UGA internship aims
to boost rural southwest
Georgia communities
Published 2:09 pm Friday, June 13, 2025
- UGA student Cassidy Head, left, and Archway Partnership operations coordinator Sharon Liggett, right, present Dori Griffin, director of nursing at Archbold Grady hospital in Cairo, with the Connected Resilient Communities designation for Grady County outside the Archbold Living-Cairo long-term care facility. The facility was among the health-related projects the county completed with assistance from UGA to earn its CRC award. (Photo by Baker Owens)
ATHENS – Cassidy Head has always wanted a career where she could help people, and she’s working toward that goal at the University of Georgia. After she graduates from UGA, Head wants to become a doctor and work in rural Georgia. Before she does that, however, she is helping rural communities overcome challenges. This is part of a new undergraduate internship program at UGA.
Through the Elizabeth V. Wight Southwest Georgia Internship, she is working with communities in the region to address their most pressing concerns. Concerns like health care and wellness, youth issues, downtown development, workforce and other quality of life concerns. Head, a third-year biological sciences student from Hawkinsville, began the internship last year as the inaugural recipient. The UGA Archway Partnership facilitates the internship.
Elizabeth “Lib” and Neal Quirk provided a generous donation to support the creation of the internship. It is named in honor of Lib’s mother. Wight was a UGA alumna and Grady County resident who cared deeply about her family, friends and community.
“We’re so grateful to Lib and Neal for their generous donation to help UGA students build capacity for long-term connections with rural communities,” said Matt Bishop, interim vice president for Public Service and Outreach.
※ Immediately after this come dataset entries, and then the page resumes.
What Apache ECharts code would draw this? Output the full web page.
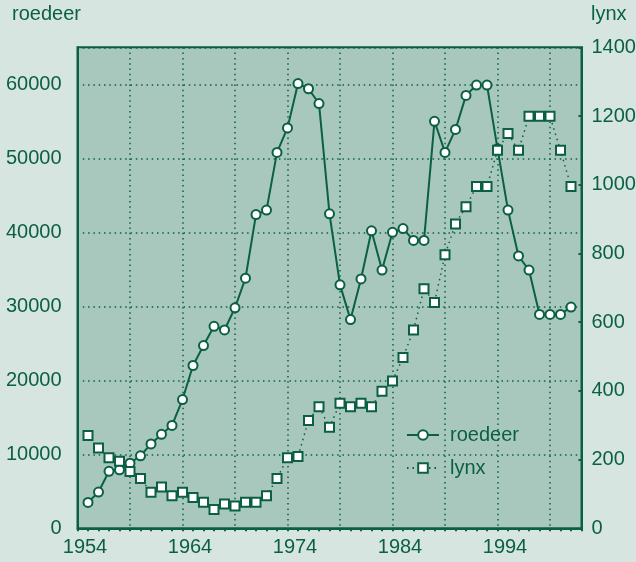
<!DOCTYPE html>
<html><head><meta charset="utf-8">
<script src="https://cdn.jsdelivr.net/npm/echarts@6/dist/echarts.min.js"></script>
<style>html,body{margin:0;padding:0;background:#d6e5df}#c{width:636px;height:562px}</style>
</head><body><div id="c"></div>
<script>
const years = [1954,1955,1956,1957,1958,1959,1960,1961,1962,1963,1964,1965,1966,1967,1968,1969,1970,1971,1972,1973,1974,1975,1976,1977,1978,1979,1980,1981,1982,1983,1984,1985,1986,1987,1988,1989,1990,1991,1992,1993,1994,1995,1996,1997,1998,1999,2000];
const roedeer = [3500,4900,7700,7900,8800,9800,11400,12700,13900,17400,22000,24700,27300,26800,29800,33800,42400,43000,50800,54100,60100,59400,57400,42500,32900,28200,33700,40200,34900,40000,40500,38900,38900,55000,50800,53900,58500,59900,59900,51300,43000,36800,34900,28900,28900,28900,29900];
const lynx = [270,234,205,195,165,145,105,120,95,105,90,76,55,71,65,76,76,95,145,205,209,314,354,294,364,354,364,354,399,429,497,577,697,657,796,886,936,995,995,1100,1149,1100,1199,1199,1199,1100,995];
const axisYears = ['1953'].concat(years.map(String), ['2001']);
const xTickLabels = ['1954','1964','1974','1984','1994'];
const xGridYears = ['1958','1963','1968','1973','1978','1983','1988','1993','1998'];

const DARK = '#0a5f45';
const PLOT = '#a8c8bd';
const BG = '#d6e5df';
const FONT = "'Liberation Sans',Arial,sans-serif";
const FS = 20;

const chart = echarts.init(document.getElementById('c'), null, {renderer: 'canvas'});
const dotted = {color: DARK, width: 1.5, type: [1.5, 3.8]};
const plain = v => String(v);

chart.setOption({
  backgroundColor: BG,
  animation: false,
  textStyle: {fontFamily: FONT},
  grid: {left: 77.5, right: 54.5, top: 47.3, bottom: 33.7, show: true, backgroundColor: PLOT, borderColor: DARK, borderWidth: 2, containLabel: false, outerBoundsMode: 'none'},
  graphic: [
    {type: 'text', x: 12, y: 14.5, style: {text: 'roedeer', fill: DARK, font: FS + 'px ' + FONT, verticalAlign: 'middle'}},
    {type: 'text', x: 591, y: 14.5, style: {text: 'lynx', fill: DARK, font: FS + 'px ' + FONT, verticalAlign: 'middle'}}
  ],
  legend: {
    orient: 'vertical', left: 401, top: 420, itemWidth: 32, itemHeight: 12, itemGap: 13,
    textStyle: {color: DARK, fontSize: FS, fontFamily: FONT, padding: [0, 0, 0, 6]},
    data: ['roedeer', 'lynx']
  },
  xAxis: [
    {
      type: 'category', data: axisYears, boundaryGap: false, position: 'bottom',
      axisLine: {show: true, lineStyle: {color: DARK, width: 2}},
      axisTick: {show: false},
      axisLabel: {interval: (i, v) => xTickLabels.includes(v), color: DARK, fontSize: FS, fontFamily: FONT, margin: 9, padding: [0, 6, 0, 0]},
      splitLine: {show: true, interval: (i, v) => xGridYears.includes(v), lineStyle: dotted}
    },
    {
      type: 'category', data: axisYears, boundaryGap: false, position: 'top',
      axisLine: {show: false},
      axisTick: {show: true, inside: true, length: 3, interval: 0, lineStyle: {color: DARK, width: 2}},
      axisLabel: {show: false}, splitLine: {show: false}
    }
  ],
  yAxis: [
    {
      type: 'value', min: 0, max: 65000, interval: 10000, position: 'left',
      axisLine: {show: true, lineStyle: {color: DARK, width: 2}},
      axisTick: {show: false},
      axisLabel: {color: DARK, fontSize: FS, fontFamily: FONT, margin: 16, showMaxLabel: false, formatter: plain},
      splitLine: {show: true, lineStyle: dotted}
    },
    {
      type: 'value', min: 0, max: 1400, interval: 200, position: 'right',
      axisLine: {show: true, lineStyle: {color: DARK, width: 2}},
      axisTick: {show: true, inside: true, length: 3, lineStyle: {color: DARK, width: 2}},
      axisLabel: {color: DARK, fontSize: FS, fontFamily: FONT, margin: 10, formatter: plain},
      splitLine: {show: false}
    }
  ],
  series: [
    {
      name: 'roedeer', type: 'line', xAxisIndex: 0, yAxisIndex: 0,
      data: years.map((y, i) => [String(y), roedeer[i]]),
      symbol: 'circle', symbolSize: 9, showAllSymbol: true,
      lineStyle: {color: DARK, width: 2},
      itemStyle: {color: '#ffffff', borderColor: DARK, borderWidth: 2}
    },
    {
      name: 'lynx', type: 'line', xAxisIndex: 0, yAxisIndex: 1,
      data: years.map((y, i) => [String(y), lynx[i]]),
      symbol: 'rect', symbolSize: 9, showAllSymbol: true,
      lineStyle: {color: DARK, width: 1.5, type: [1.5, 4]},
      itemStyle: {color: '#ffffff', borderColor: DARK, borderWidth: 2}
    }
  ]
});
</script></body></html>
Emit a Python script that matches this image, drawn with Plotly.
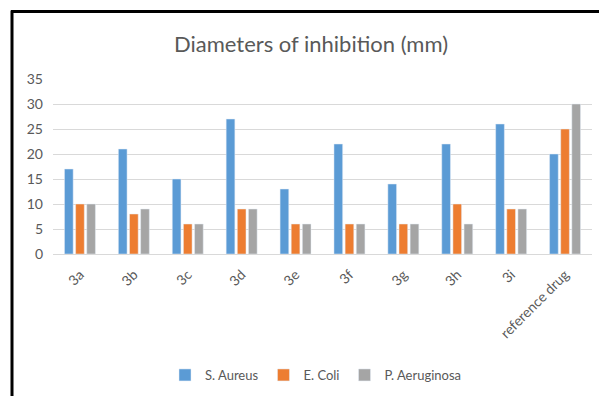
import plotly.graph_objects as go

categories = ["3a", "3b", "3c", "3d", "3e", "3f", "3g", "3h", "3i", "reference drug"]
s_aureus = [17, 21, 15, 27, 13, 22, 14, 22, 26, 20]
e_coli = [10, 8, 6, 9, 6, 6, 6, 10, 9, 25]
p_aeruginosa = [10, 9, 6, 9, 6, 6, 6, 6, 9, 30]

W, H = 599, 396
L, R, T, B = 53, 7, 79, 141
pw, ph = W - L - R, H - T - B

def px_x(x):
    return (x - L) / pw

def px_y(y):
    return (H - B - y) / ph

font_family = "Lato, 'Open Sans', sans-serif"
grey_text = "#595959"

fig = go.Figure()
fig.add_trace(go.Bar(name="S. Aureus", x=categories, y=s_aureus, marker_color="#5B9BD5"))
fig.add_trace(go.Bar(name="E. Coli", x=categories, y=e_coli, marker_color="#ED7D31"))
fig.add_trace(go.Bar(name="P. Aeruginosa", x=categories, y=p_aeruginosa, marker_color="#A5A5A5"))

fig.update_layout(
    width=W, height=H,
    margin=dict(l=L, r=R, t=T, b=B),
    paper_bgcolor="white", plot_bgcolor="white",
    barmode="group", bargap=0.38, bargroupgap=0.22,
    font=dict(family=font_family, color=grey_text, size=13),
    title=dict(text="Diameters of inhibition (mm)", x=311 / W, xanchor="center",
               y=1 - 44 / H, yanchor="middle",
               font=dict(size=22, color=grey_text, family=font_family)),
    legend=dict(orientation="h", x=px_x(316), xanchor="center", y=px_y(375), yanchor="middle",
                font=dict(size=13, color=grey_text), itemwidth=30, traceorder="normal",
                entrywidth=0),
    showlegend=True,
)
fig.update_xaxes(tickangle=-45, showline=True, linecolor="#D9D9D9", linewidth=1,
                 ticks="", ticklabelstandoff=6, tickfont=dict(size=14, color=grey_text))
fig.update_yaxes(range=[0, 35], dtick=5, showgrid=True, gridcolor="#D9D9D9", gridwidth=1,
                 zeroline=False, showline=False, ticks="", ticklabelstandoff=9,
                 tickfont=dict(size=14, color=grey_text))

# black frame (left and top edges of the original chart border)
fig.add_shape(type="line", xref="paper", yref="paper",
              x0=px_x(12), x1=px_x(12), y0=px_y(10), y1=px_y(400),
              line=dict(color="black", width=3))
fig.add_shape(type="line", xref="paper", yref="paper",
              x0=px_x(11), x1=px_x(610), y0=px_y(11), y1=px_y(11),
              line=dict(color="black", width=3))

fig.write_html("out.html")
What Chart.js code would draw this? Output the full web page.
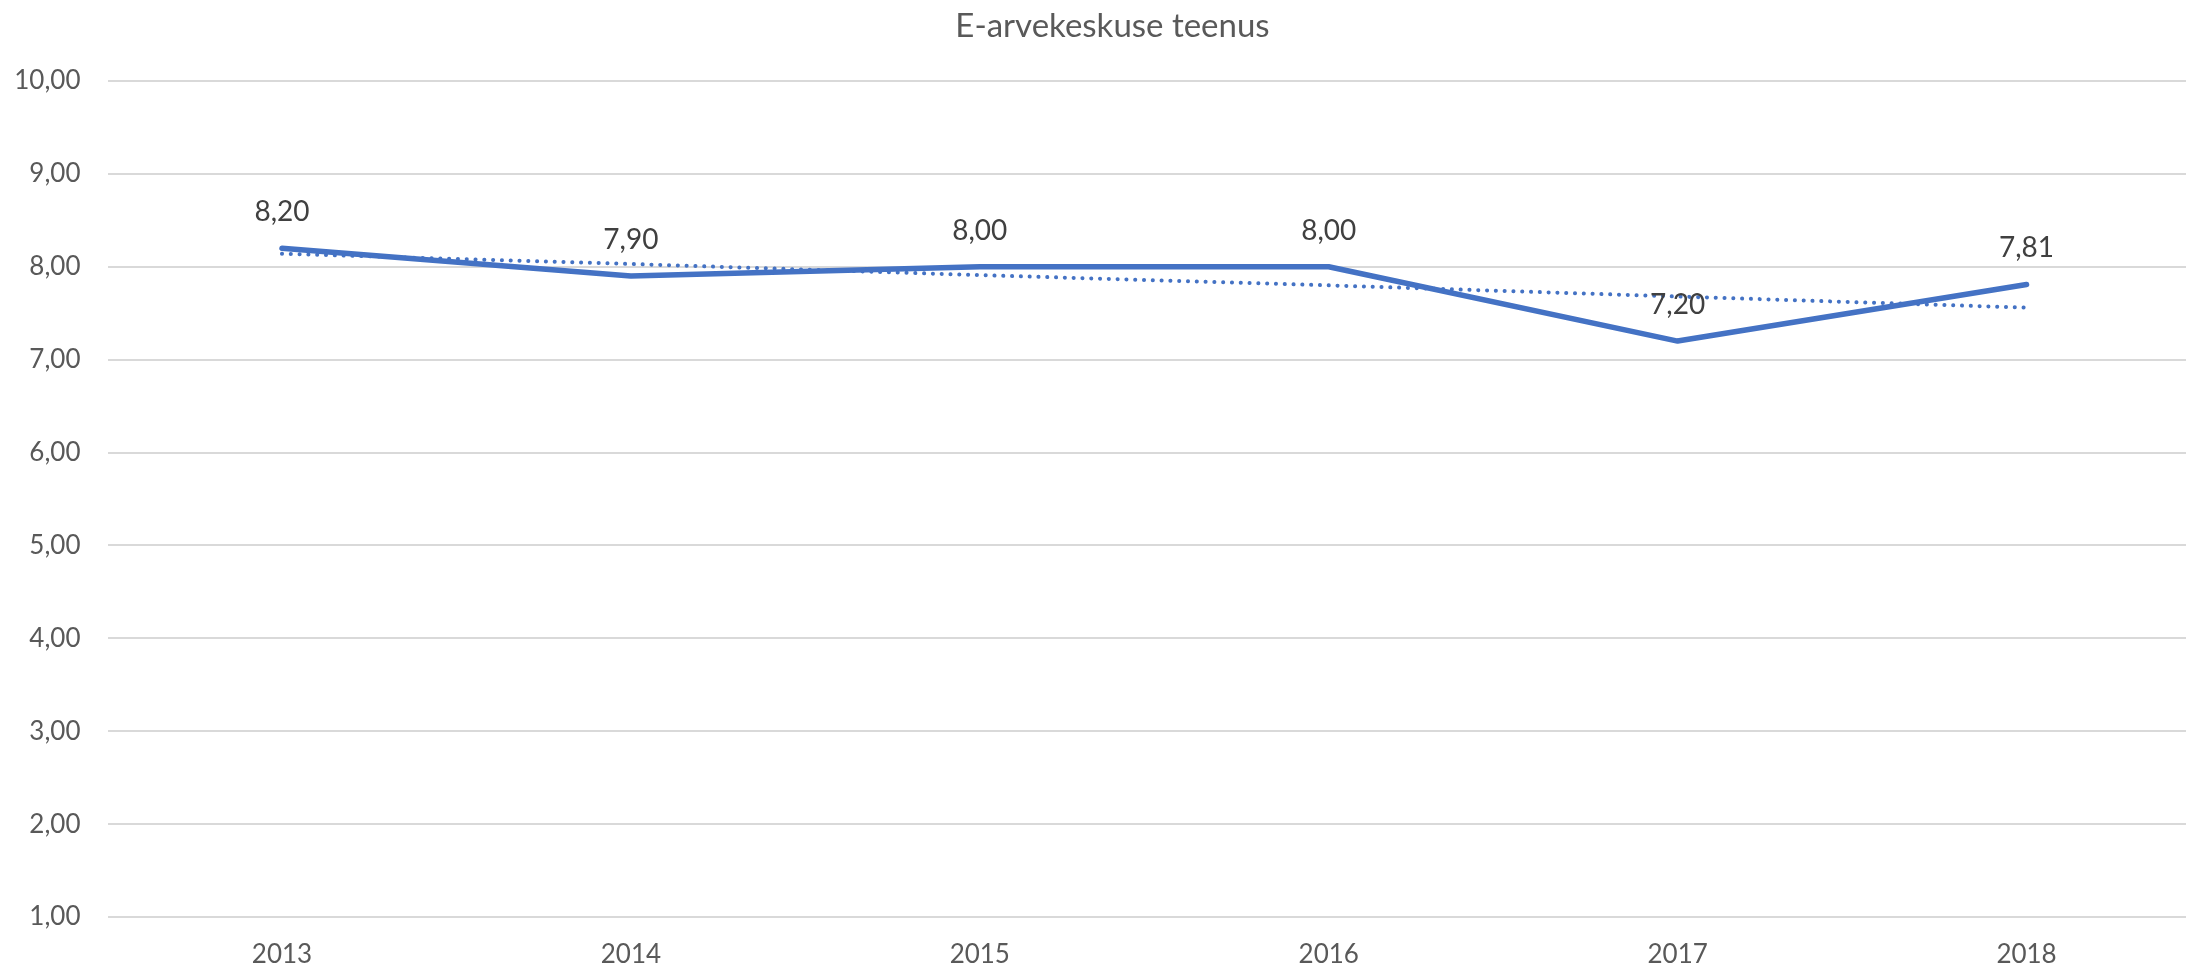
<!DOCTYPE html>
<html>
<head>
<meta charset="utf-8">
<title>E-arvekeskuse teenus</title>
<script src="https://cdn.jsdelivr.net/npm/chart.js@4/dist/chart.umd.min.js"></script>
<style>
  html, body { margin: 0; padding: 0; background: #fff; overflow: hidden; }
  /* plot area runs slightly past the right edge of the picture, like the original */
  #wrap { position: relative; width: 2201px; height: 970px; }
</style>
</head>
<body>
<div id="wrap"><canvas id="chart"></canvas></div>
<script>
  // data
  const years = ['2013', '2014', '2015', '2016', '2017', '2018'];
  const scores = [8.20, 7.90, 8.00, 8.00, 7.20, 7.81];
  // linear trend line (Excel trendline)
  const trend = [8.14, 8.03, 7.91, 7.80, 7.68, 7.56];
  const yTicks = [1, 2, 3, 4, 5, 6, 7, 8, 9, 10];
  const chartTitle = 'E-arvekeskuse teenus';

  const blue = '#4472C4';
  const fmt = v => v.toFixed(2).replace('.', ',');

  // title: centred on the visible picture, which is a bit narrower than the canvas
  const titlePlugin = {
    id: 'sheetTitle',
    afterDraw(chart) {
      const ctx = chart.ctx;
      ctx.save();
      ctx.font = '33px Lato';
      ctx.fillStyle = '#595959';
      ctx.textAlign = 'center';
      ctx.textBaseline = 'middle';
      ctx.fillText(chartTitle, chart.width / 2 + 12, 26);
      ctx.restore();
    }
  };

  // value labels above the points
  const valueLabels = {
    id: 'valueLabels',
    afterDatasetsDraw(chart) {
      const ctx = chart.ctx;
      const meta = chart.getDatasetMeta(0);
      ctx.save();
      ctx.font = '28px Lato';
      ctx.fillStyle = '#404040';
      ctx.textAlign = 'center';
      ctx.textBaseline = 'middle';
      meta.data.forEach((pt, i) => {
        ctx.fillText(fmt(scores[i]), pt.x, pt.y - 36);
      });
      ctx.restore();
    }
  };

  new Chart(document.getElementById('chart'), {
    type: 'line',
    data: {
      labels: years,
      datasets: [
        {
          label: 'E-arvekeskuse teenus',
          data: scores,
          borderColor: blue,
          borderWidth: 5.5,
          borderCapStyle: 'round',
          borderJoinStyle: 'round',
          pointRadius: 0,
          tension: 0,
          fill: false
        },
        {
          label: 'Lineaarne trend',
          data: trend,
          borderColor: blue,
          borderWidth: 4,
          borderDash: [0.1, 8.7],
          borderCapStyle: 'round',
          pointRadius: 0,
          tension: 0,
          fill: false
        }
      ]
    },
    options: {
      responsive: true,
      maintainAspectRatio: false,
      animation: false,
      layout: { padding: { left: 0, right: 0, top: 81, bottom: 0 } },
      plugins: {
        legend: { display: false },
        tooltip: { enabled: false },
        title: { display: false }
      },
      scales: {
        x: {
          offset: true,
          grid: { display: false, drawTicks: false },
          border: { display: false },
          ticks: {
            color: '#595959',
            font: { family: 'Lato', size: 26 },
            padding: 22,
            maxRotation: 0
          },
          afterFit(scale) { scale.height = 53; }
        },
        y: {
          min: yTicks[0],
          max: yTicks[yTicks.length - 1],
          grid: { color: '#d9d9d9', lineWidth: 2, drawTicks: false },
          border: { display: false },
          afterBuildTicks(scale) { scale.ticks = yTicks.map(v => ({ value: v })); },
          ticks: {
            color: '#595959',
            font: { family: 'Lato', size: 26 },
            padding: 27,
            callback: v => fmt(v)
          },
          afterFit(scale) { scale.width = 107.5; }
        }
      }
    },
    plugins: [valueLabels, titlePlugin]
  });
</script>
</body>
</html>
Since 2011, Grady County has completed over 150 projects in partnership with UGA. Lib Quirk said her mother was excited and proud when she learned about UGA’s presence in Grady County. She said, that working relationship helped spark the idea for the internship.
“We believed that bringing together southwest Georgia and the University of Georgia would be a wonderful way to honor my mom in a meaningful way and could potentially make a difference in someone’s life, or even many lives,” said Quirk.
As Archway celebrates its 20th anniversary this year, the Wight internship represents a new opportunity to address community-identified challenges. It will be from a more embedded perspective while also providing workforce experience for the intern. Wight interns will connect directly with community stakeholders, much like an Archway professional. They will work on specific projects that align with the community’s goals.
Head attended Archway Partnership executive committee meetings and met with community leaders and stakeholders. She gained insight into the issues they’re focused on and learned more about the Archway model. As a result, the collaborative team decided Head will focus her work on a project that helps recruit health care professionals for rural Georgia.
“Building rural communities in Georgia is important, and I’m really grateful for the opportunity to work in communities that are similar to where I grew up,” said Head. “I’m excited to combine my passion for public service and rural health care with helping communities in southwestern Georgia—and really, across the state—find solutions to some of the challenges they’re facing.”
Head spent last summer working on health care projects, in Cairo, to better understand the health care opportunities and challenges. That helped her design and plan a windshield tour of Georgia. It will serve as a pilot study for showcasing the rural health care landscape throughout the state. The goal of the tour is to provide students interested in rural health care with a sense of what working in a rural community would look like from a financial, social and medical facility standpoint.
“It’s just so important for students to have that community exposure to the key leaders and the key projects,” said Archway Partnership operations coordinator Sharon Liggett, who is overseeing Head’s work in the internship. “Cassidy is seeing that community development or community transformation doesn’t happen overnight. It really does take community investment and leadership to implement a project and see it through.”